RECORD EXTRACTS:
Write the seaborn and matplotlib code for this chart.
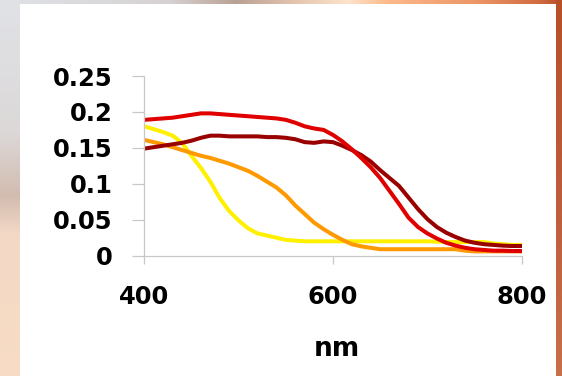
--
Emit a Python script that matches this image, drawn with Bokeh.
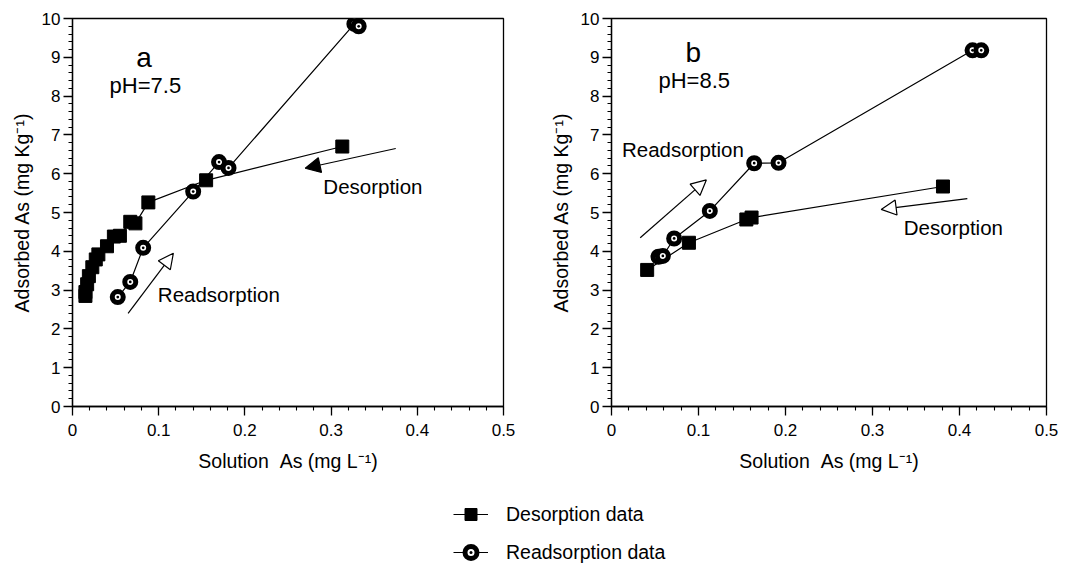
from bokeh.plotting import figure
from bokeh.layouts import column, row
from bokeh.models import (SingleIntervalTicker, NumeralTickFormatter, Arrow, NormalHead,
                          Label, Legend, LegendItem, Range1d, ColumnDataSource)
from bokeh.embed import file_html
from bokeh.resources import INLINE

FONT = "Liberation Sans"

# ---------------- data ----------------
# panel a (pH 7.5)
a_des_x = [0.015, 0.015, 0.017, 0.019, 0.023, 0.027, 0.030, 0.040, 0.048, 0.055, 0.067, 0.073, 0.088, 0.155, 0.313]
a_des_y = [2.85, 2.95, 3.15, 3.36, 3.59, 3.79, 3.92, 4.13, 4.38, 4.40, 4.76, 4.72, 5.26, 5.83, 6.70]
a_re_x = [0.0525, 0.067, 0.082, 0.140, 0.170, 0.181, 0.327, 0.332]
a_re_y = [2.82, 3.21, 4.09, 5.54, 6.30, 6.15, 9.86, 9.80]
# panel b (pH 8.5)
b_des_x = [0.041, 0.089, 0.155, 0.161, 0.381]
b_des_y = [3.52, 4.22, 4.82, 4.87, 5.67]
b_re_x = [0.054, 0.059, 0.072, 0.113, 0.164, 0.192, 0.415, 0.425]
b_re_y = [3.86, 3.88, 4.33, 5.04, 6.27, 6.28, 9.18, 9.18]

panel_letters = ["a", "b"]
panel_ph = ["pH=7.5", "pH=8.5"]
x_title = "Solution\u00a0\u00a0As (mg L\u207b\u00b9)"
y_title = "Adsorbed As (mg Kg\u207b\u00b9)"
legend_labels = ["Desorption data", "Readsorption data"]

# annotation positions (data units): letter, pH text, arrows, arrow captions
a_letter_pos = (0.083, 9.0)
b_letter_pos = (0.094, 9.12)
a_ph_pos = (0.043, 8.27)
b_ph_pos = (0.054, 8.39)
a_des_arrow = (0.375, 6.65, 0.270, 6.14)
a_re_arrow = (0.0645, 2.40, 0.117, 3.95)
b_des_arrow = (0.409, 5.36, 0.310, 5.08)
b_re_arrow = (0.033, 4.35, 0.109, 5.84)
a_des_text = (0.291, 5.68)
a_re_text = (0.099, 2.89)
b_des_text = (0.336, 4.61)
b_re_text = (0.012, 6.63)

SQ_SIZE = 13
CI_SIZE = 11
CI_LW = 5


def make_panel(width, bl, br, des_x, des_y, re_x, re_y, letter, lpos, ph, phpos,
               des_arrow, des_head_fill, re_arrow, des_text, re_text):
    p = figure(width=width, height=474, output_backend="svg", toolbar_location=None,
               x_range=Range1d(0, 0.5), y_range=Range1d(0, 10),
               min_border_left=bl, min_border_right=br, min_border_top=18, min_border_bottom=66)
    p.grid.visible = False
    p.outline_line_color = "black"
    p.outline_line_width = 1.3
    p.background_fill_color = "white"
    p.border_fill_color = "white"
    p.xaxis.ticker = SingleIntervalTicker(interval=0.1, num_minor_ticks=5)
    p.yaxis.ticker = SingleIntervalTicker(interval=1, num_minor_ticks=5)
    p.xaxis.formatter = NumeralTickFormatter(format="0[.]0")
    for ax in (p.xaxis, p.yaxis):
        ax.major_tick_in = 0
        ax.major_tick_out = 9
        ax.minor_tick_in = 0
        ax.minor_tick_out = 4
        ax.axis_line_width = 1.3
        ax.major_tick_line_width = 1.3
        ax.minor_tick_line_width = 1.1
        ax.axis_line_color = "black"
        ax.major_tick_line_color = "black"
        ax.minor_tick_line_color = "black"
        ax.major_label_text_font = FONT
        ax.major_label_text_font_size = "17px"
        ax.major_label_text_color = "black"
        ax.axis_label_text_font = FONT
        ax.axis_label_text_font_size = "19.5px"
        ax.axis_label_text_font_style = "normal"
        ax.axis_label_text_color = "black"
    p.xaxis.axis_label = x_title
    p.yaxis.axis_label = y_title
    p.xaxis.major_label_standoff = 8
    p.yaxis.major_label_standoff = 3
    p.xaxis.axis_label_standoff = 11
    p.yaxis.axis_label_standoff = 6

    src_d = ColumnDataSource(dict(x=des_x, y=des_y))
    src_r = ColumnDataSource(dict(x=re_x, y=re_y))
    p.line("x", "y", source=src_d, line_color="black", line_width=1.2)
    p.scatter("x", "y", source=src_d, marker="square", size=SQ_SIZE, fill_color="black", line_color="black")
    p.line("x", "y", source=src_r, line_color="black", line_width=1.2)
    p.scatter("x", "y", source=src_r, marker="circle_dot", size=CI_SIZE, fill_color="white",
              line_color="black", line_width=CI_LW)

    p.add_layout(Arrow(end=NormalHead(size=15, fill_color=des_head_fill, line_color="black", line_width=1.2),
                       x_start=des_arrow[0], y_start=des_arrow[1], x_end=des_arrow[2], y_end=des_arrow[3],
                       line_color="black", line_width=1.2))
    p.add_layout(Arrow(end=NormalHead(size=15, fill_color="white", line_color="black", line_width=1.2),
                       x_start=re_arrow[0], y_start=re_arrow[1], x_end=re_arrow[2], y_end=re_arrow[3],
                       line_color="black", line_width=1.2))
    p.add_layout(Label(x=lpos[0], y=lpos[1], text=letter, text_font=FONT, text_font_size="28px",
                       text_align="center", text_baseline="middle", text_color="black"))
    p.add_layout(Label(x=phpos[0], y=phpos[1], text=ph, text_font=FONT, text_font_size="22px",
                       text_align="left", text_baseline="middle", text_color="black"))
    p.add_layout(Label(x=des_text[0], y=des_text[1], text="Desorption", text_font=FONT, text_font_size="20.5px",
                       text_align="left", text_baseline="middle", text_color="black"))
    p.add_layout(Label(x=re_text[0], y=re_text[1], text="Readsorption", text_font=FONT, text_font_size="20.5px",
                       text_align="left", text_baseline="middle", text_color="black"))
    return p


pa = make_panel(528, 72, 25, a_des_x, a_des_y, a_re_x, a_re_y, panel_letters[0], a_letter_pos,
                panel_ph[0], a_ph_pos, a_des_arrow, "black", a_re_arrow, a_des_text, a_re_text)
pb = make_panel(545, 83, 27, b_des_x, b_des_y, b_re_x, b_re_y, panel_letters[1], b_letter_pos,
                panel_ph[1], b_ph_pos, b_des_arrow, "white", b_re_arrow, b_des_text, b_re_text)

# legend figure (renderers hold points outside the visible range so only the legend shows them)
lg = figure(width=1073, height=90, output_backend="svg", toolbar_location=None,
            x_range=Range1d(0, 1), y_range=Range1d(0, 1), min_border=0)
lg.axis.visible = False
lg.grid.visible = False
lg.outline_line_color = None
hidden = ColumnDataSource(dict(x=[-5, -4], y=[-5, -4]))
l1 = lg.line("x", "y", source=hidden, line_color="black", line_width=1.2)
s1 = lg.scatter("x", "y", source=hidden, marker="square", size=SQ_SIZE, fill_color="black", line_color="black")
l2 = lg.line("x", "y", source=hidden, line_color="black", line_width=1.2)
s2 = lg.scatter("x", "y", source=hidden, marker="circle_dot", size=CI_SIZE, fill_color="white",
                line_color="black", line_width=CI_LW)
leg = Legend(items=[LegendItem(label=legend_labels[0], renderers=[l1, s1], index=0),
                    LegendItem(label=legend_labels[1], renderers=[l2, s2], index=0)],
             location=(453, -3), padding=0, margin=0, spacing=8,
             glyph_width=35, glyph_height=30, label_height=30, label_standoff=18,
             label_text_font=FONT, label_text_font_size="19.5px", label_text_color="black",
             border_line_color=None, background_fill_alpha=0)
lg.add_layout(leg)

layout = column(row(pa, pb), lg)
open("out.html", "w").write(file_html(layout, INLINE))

TASK OBJECTIVE:
Extract each line holding the word "this" from the records.

RESPONSE TO THE TASK:
Write the seaborn and matplotlib code for this chart.
Emit a Python script that matches this image, drawn with Bokeh.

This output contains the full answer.